The ten subjects of Lisa's piece, The Calpin brothers, have been referred to as the largest ‘Band of Brothers’ ever to go to war. Originally from York, the Calpins fought in the trenches of France and Flanders and with the British Navy. Amazingly all came home alive. When Lisa learned of their remarkable, yet relatively unknown story she chose to depict The Calpins through a series of hand-crafted paper cut portraits.
"Using layers of coloured paper cut with a scalpel, working intimately with each face, bringing life to their eyes, intricately rebuilding and finally reuniting the brothers as one, pays tribute to their patriotism amongst many, and offers viewers an interesting and hopeful insight into a small, yet significant World War One story" says Lisa
"A typographic companion piece, listing each brother’s name and age at the time of the war, adds a personal and informative insight.
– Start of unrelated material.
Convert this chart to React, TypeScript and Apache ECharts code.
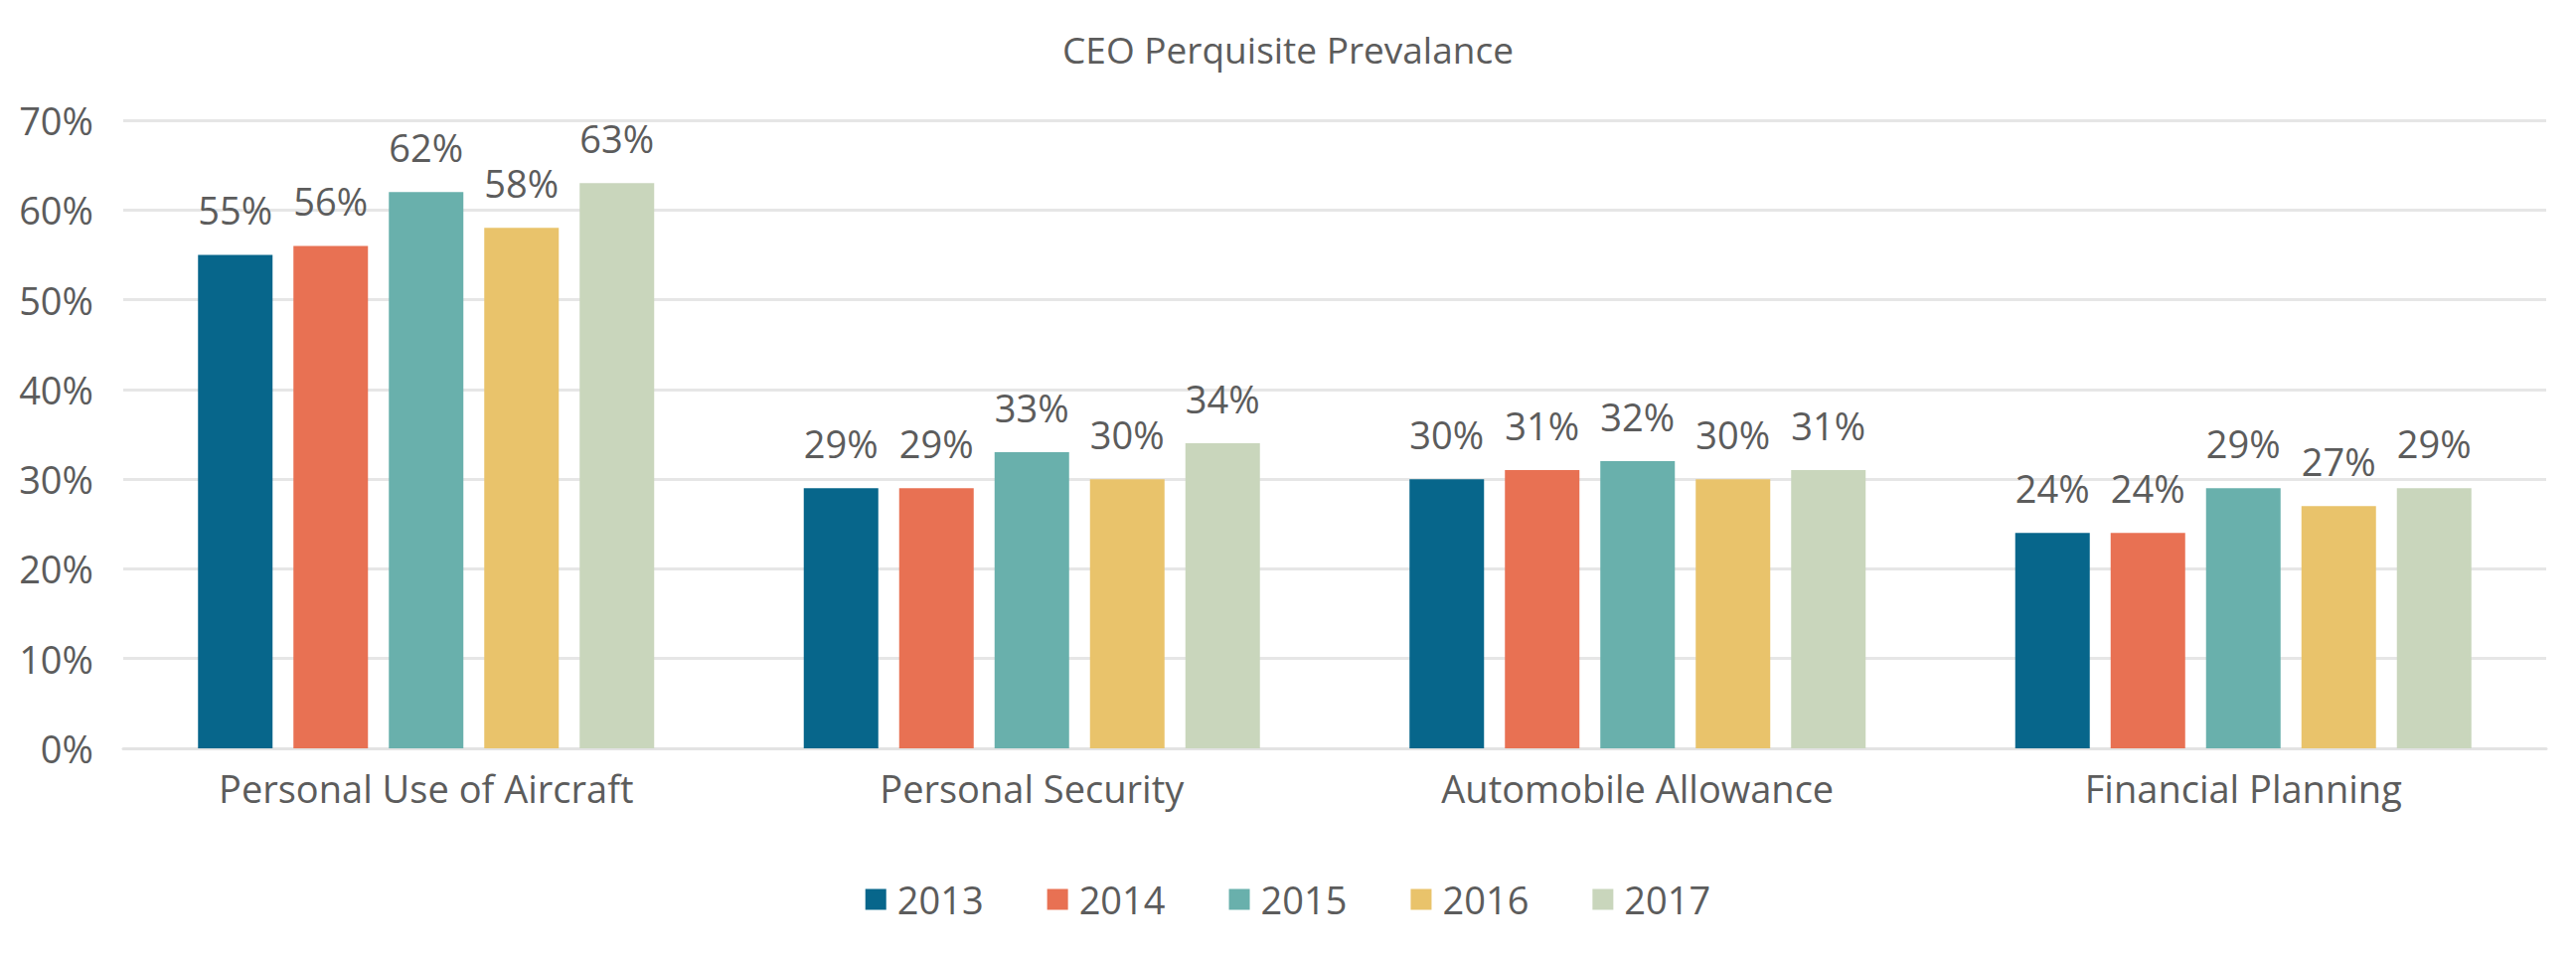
import React, { useEffect, useRef } from 'react';
import * as echarts from 'echarts';

const categories = ['Personal Use of Aircraft', 'Personal Security', 'Automobile Allowance', 'Financial Planning'];
const years = ['2013', '2014', '2015', '2016', '2017'];
const colors = ['#07668B', '#E87153', '#69B0AC', '#E9C36B', '#C9D6BC'];

const values2013 = [55, 29, 30, 24];
const values2014 = [56, 29, 31, 24];
const values2015 = [62, 33, 32, 29];
const values2016 = [58, 30, 30, 27];
const values2017 = [63, 34, 31, 29];

const yTicks = [0, 10, 20, 30, 40, 50, 60, 70];

const textColor = '#5c5c5c';
const fontFamily = '"Open Sans", Lato, sans-serif';

function App() {
  const chartRef = useRef(null);

  useEffect(() => {
    document.body.style.margin = '0';
    if (!chartRef.current) return;
    const chart = echarts.init(chartRef.current, null, { renderer: 'svg' });

    const seriesValues = [values2013, values2014, values2015, values2016, values2017];

    const options = {
      animation: false,
      backgroundColor: '#ffffff',
      color: colors,
      textStyle: { fontFamily },
      title: {
        text: 'CEO Perquisite Prevalance',
        left: 'center',
        top: 31,
        padding: 0,
        textStyle: { color: textColor, fontSize: 37, fontWeight: 'normal', fontFamily },
      },
      legend: {
        data: years,
        left: 'center',
        top: 881,
        itemWidth: 21,
        itemHeight: 21,
        itemGap: 64,
        icon: 'rect',
        textStyle: { color: textColor, fontSize: 38, fontFamily, padding: [0, 0, 0, 6] },
      },
      grid: {
        left: 124,
        right: 30,
        top: 121,
        bottom: 214,
        containLabel: false,
      },
      xAxis: {
        type: 'category',
        data: categories,
        axisTick: { show: false },
        axisLine: { show: true, lineStyle: { color: '#e3e3e3', width: 3 } },
        axisLabel: { color: textColor, fontSize: 38, fontFamily, margin: 21 },
      },
      yAxis: {
        type: 'value',
        min: yTicks[0],
        max: yTicks[yTicks.length - 1],
        interval: 10,
        axisLine: { show: false },
        axisTick: { show: false },
        splitLine: { lineStyle: { color: '#e6e6e6', width: 3 } },
        axisLabel: { color: textColor, fontSize: 38, fontFamily, margin: 30, formatter: '{value}%' },
      },
      series: years.map((year, i) => ({
        name: year,
        type: 'bar',
        data: seriesValues[i],
        barWidth: 75,
        barGap: '28%',
        itemStyle: { color: colors[i] },
        label: {
          show: true,
          position: 'top',
          distance: 26,
          formatter: '{c}%',
          color: textColor,
          fontSize: 38,
          fontFamily,
        },
      })),
    };

    chart.setOption(options);

    return () => {
      chart.dispose();
    };
  }, []);

  return <div ref={chartRef} style={{ width: '2592px', height: '967px' }} />;
}

export default App;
Paper cut poppies accompany the piece, both in the typography and simply rested on the floor beneath the portraits. Their inclusion gives emphasis to the theme of the piece, as a recognisable symbol of Remembrance and hope." she continues
The film shows Lisa with Mick Caplin, the grandson of Ernest Caplin at the exhibition of her work at the University.
The artwork is about to find a permanent home in York with the granddaughter of John Calpin - the eldest brother.